___ STORED DATA ___

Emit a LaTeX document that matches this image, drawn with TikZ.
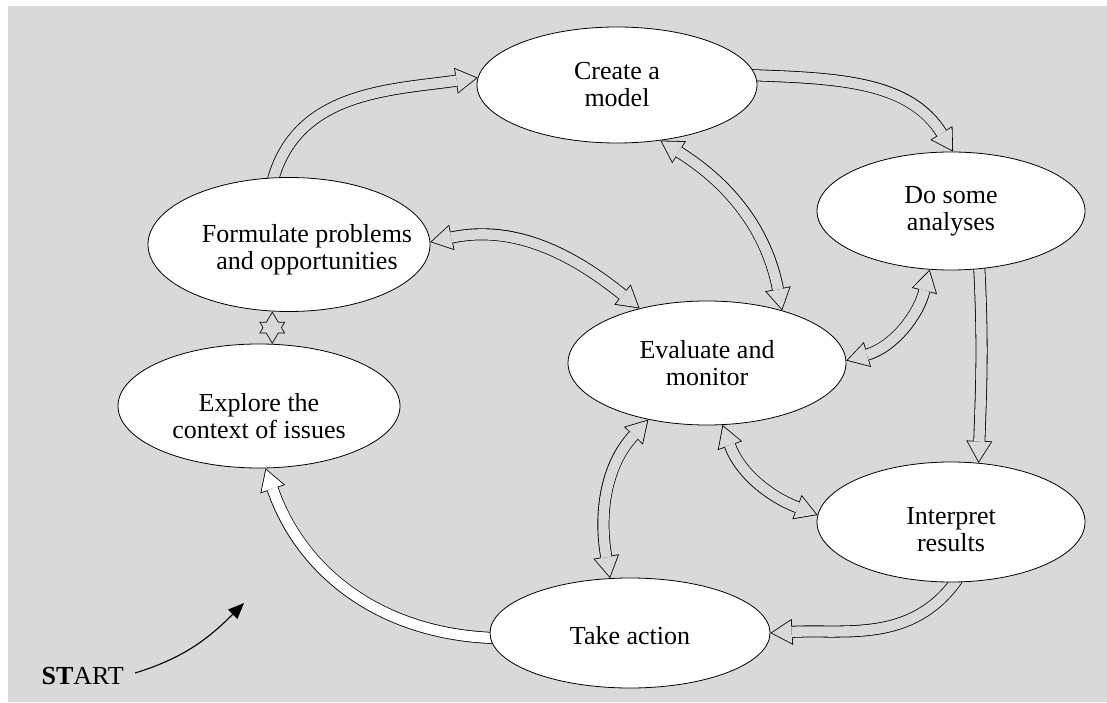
\documentclass[tikz,border=0pt]{standalone}
\usepackage{fontspec}
\setmainfont{Liberation Serif}
\usepackage{tikz}
\usetikzlibrary{shapes.geometric}
\usetikzlibrary{arrows.meta}
\definecolor{bggray}{RGB}{217,217,217}
\pgfdeclarelayer{back}
\pgfdeclarelayer{flows}
\pgfsetlayers{back,flows,main}
\tikzset{
  stage/.style={ellipse, draw, fill=white, line width=0.8pt, inner sep=0pt},
  txt/.style={align=center, inner sep=0pt, font=\fontsize{26}{27}\selectfont},
  oneway/.style={draw=#1, line width=10.4pt, shorten <=-4pt, shorten >=1.6pt,
    -{Triangle[length=19.6pt, width=23.2pt, line width=0pt]},
    preaction={draw=black, line width=12pt, shorten <=-4pt, shorten >=0pt,
      -{Triangle[length=22pt, width=26pt, line width=0pt]}}},
  oneway/.default=bggray,
  twoway/.style={draw=bggray, line width=10.4pt, shorten <=1.6pt, shorten >=1.6pt,
    {Triangle[length=19.6pt, width=23.2pt, line width=0pt]}-{Triangle[length=19.6pt, width=23.2pt, line width=0pt]},
    preaction={draw=black, line width=12pt, shorten <=0pt, shorten >=0pt,
      {Triangle[length=22pt, width=26pt, line width=0pt]}-{Triangle[length=22pt, width=26pt, line width=0pt]}}},
  pointer/.style={line width=1.1pt, -{Triangle[length=16pt, width=13pt]}}
}

\begin{document}
\begin{tikzpicture}[x=1pt,y=1pt]
    \useasboundingbox (0,0) rectangle (1107,702);
    \begin{pgfonlayer}{back}
      \fill[bggray] (8,0) rectangle (1107,696);
    \end{pgfonlayer}
    % the stages
    \node[stage, minimum width=280pt, minimum height=116pt] (model) at (617,617) {};
    \node[stage, minimum width=268pt, minimum height=118pt] (analyses) at (951,491) {};
    \node[stage, minimum width=282pt, minimum height=134pt] (form) at (289,457.5) {};
    \node[stage, minimum width=278pt, minimum height=124pt] (eval) at (707,339) {};
    \node[stage, minimum width=282pt, minimum height=124pt] (explore) at (259,296) {};
    \node[stage, minimum width=268pt, minimum height=120pt] (interpret) at (951,180) {};
    \node[stage, minimum width=280pt, minimum height=110pt] (action) at (630,69) {};
    \node[txt] at (model) {Create a\\model};
    \node[txt] at (analyses) {Do some\\analyses};
    \node[txt] at ([shift={(18pt,-5pt)}]form) {Formulate problems\\and opportunities};
    \node[txt] at (eval) {Evaluate and\\monitor};
    \node[txt] at ([yshift=-10pt]explore) {Explore the\\context of issues};
    \node[txt] at ([yshift=-8pt]interpret) {Interpret\\results};
    \node[txt] at ([yshift=-3pt]action) {Take action};
    % the flows
    \begin{pgfonlayer}{flows}
      \draw[oneway] (form.103) to[out=75,in=188] (model.177);
      \draw[oneway] (model.4) to[out=-2,in=122] (analyses.88);
      \draw[twoway] (model.-52) to[out=-32,in=101] (eval.35);
      \draw[twoway] (form.1) to[out=12,in=141] (eval.141);
      \draw[twoway] (eval.1) to[out=16,in=-104] (analyses.-110);
      \draw[oneway] (analyses.-64) to[out=-87,in=88] (interpret.65);
      \draw[twoway] (eval.-76) to[out=-70,in=159] (interpret.177);
      \draw[twoway] (eval.-136) to[out=227,in=100] (action.110);
      \draw[twoway] (form.-104) -- (explore.78);
      \draw[oneway=white] (action.182) to[out=178,in=-71] (explore.-84);
      \draw[oneway] (interpret.-86) to[out=-125,in=3] (action.0);
    \end{pgfonlayer}
    % where to begin
    \node[txt, anchor=base east] (start) at (124,18) {\textbf{ST}ART};
    \coordinate (aim) at (244,99);
    \draw[pointer] ([shift={(11pt,11pt)}]start.base east) to[out=17,in=225] (aim);
\end{tikzpicture}
\end{document}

___

WHAT IS REQUIRED:
Retype everything in the material word for word, minus pictures.

WRITTEN ANSWER:
Emit a LaTeX document that matches this image, drawn with TikZ.
\documentclass[tikz,border=0pt]{standalone}
\usepackage{fontspec}
\setmainfont{Liberation Serif}
\usepackage{tikz}
\usetikzlibrary{shapes.geometric}
\usetikzlibrary{arrows.meta}
\definecolor{bggray}{RGB}{217,217,217}
\pgfdeclarelayer{back}
\pgfdeclarelayer{flows}
\pgfsetlayers{back,flows,main}
\tikzset{
  stage/.style={ellipse, draw, fill=white, line width=0.8pt, inner sep=0pt},
  txt/.style={align=center, inner sep=0pt, font=\fontsize{26}{27}\selectfont},
  oneway/.style={draw=#1, line width=10.4pt, shorten <=-4pt, shorten >=1.6pt,
    -{Triangle[length=19.6pt, width=23.2pt, line width=0pt]},
    preaction={draw=black, line width=12pt, shorten <=-4pt, shorten >=0pt,
      -{Triangle[length=22pt, width=26pt, line width=0pt]}}},
  oneway/.default=bggray,
  twoway/.style={draw=bggray, line width=10.4pt, shorten <=1.6pt, shorten >=1.6pt,
    {Triangle[length=19.6pt, width=23.2pt, line width=0pt]}-{Triangle[length=19.6pt, width=23.2pt, line width=0pt]},
    preaction={draw=black, line width=12pt, shorten <=0pt, shorten >=0pt,
      {Triangle[length=22pt, width=26pt, line width=0pt]}-{Triangle[length=22pt, width=26pt, line width=0pt]}}},
  pointer/.style={line width=1.1pt, -{Triangle[length=16pt, width=13pt]}}
}

\begin{document}
\begin{tikzpicture}[x=1pt,y=1pt]
    \useasboundingbox (0,0) rectangle (1107,702);
    \begin{pgfonlayer}{back}
      \fill[bggray] (8,0) rectangle (1107,696);
    \end{pgfonlayer}
    % the stages
    \node[stage, minimum width=280pt, minimum height=116pt] (model) at (617,617) {};
    \node[stage, minimum width=268pt, minimum height=118pt] (analyses) at (951,491) {};
    \node[stage, minimum width=282pt, minimum height=134pt] (form) at (289,457.5) {};
    \node[stage, minimum width=278pt, minimum height=124pt] (eval) at (707,339) {};
    \node[stage, minimum width=282pt, minimum height=124pt] (explore) at (259,296) {};
    \node[stage, minimum width=268pt, minimum height=120pt] (interpret) at (951,180) {};
    \node[stage, minimum width=280pt, minimum height=110pt] (action) at (630,69) {};
    \node[txt] at (model) {Create a\\model};
    \node[txt] at (analyses) {Do some\\analyses};
    \node[txt] at ([shift={(18pt,-5pt)}]form) {Formulate problems\\and opportunities};
    \node[txt] at (eval) {Evaluate and\\monitor};
    \node[txt] at ([yshift=-10pt]explore) {Explore the\\context of issues};
    \node[txt] at ([yshift=-8pt]interpret) {Interpret\\results};
    \node[txt] at ([yshift=-3pt]action) {Take action};
    % the flows
    \begin{pgfonlayer}{flows}
      \draw[oneway] (form.103) to[out=75,in=188] (model.177);
      \draw[oneway] (model.4) to[out=-2,in=122] (analyses.88);
      \draw[twoway] (model.-52) to[out=-32,in=101] (eval.35);
      \draw[twoway] (form.1) to[out=12,in=141] (eval.141);
      \draw[twoway] (eval.1) to[out=16,in=-104] (analyses.-110);
      \draw[oneway] (analyses.-64) to[out=-87,in=88] (interpret.65);
      \draw[twoway] (eval.-76) to[out=-70,in=159] (interpret.177);
      \draw[twoway] (eval.-136) to[out=227,in=100] (action.110);
      \draw[twoway] (form.-104) -- (explore.78);
      \draw[oneway=white] (action.182) to[out=178,in=-71] (explore.-84);
      \draw[oneway] (interpret.-86) to[out=-125,in=3] (action.0);
    \end{pgfonlayer}
    % where to begin
    \node[txt, anchor=base east] (start) at (124,18) {\textbf{ST}ART};
    \coordinate (aim) at (244,99);
    \draw[pointer] ([shift={(11pt,11pt)}]start.base east) to[out=17,in=225] (aim);
\end{tikzpicture}
\end{document}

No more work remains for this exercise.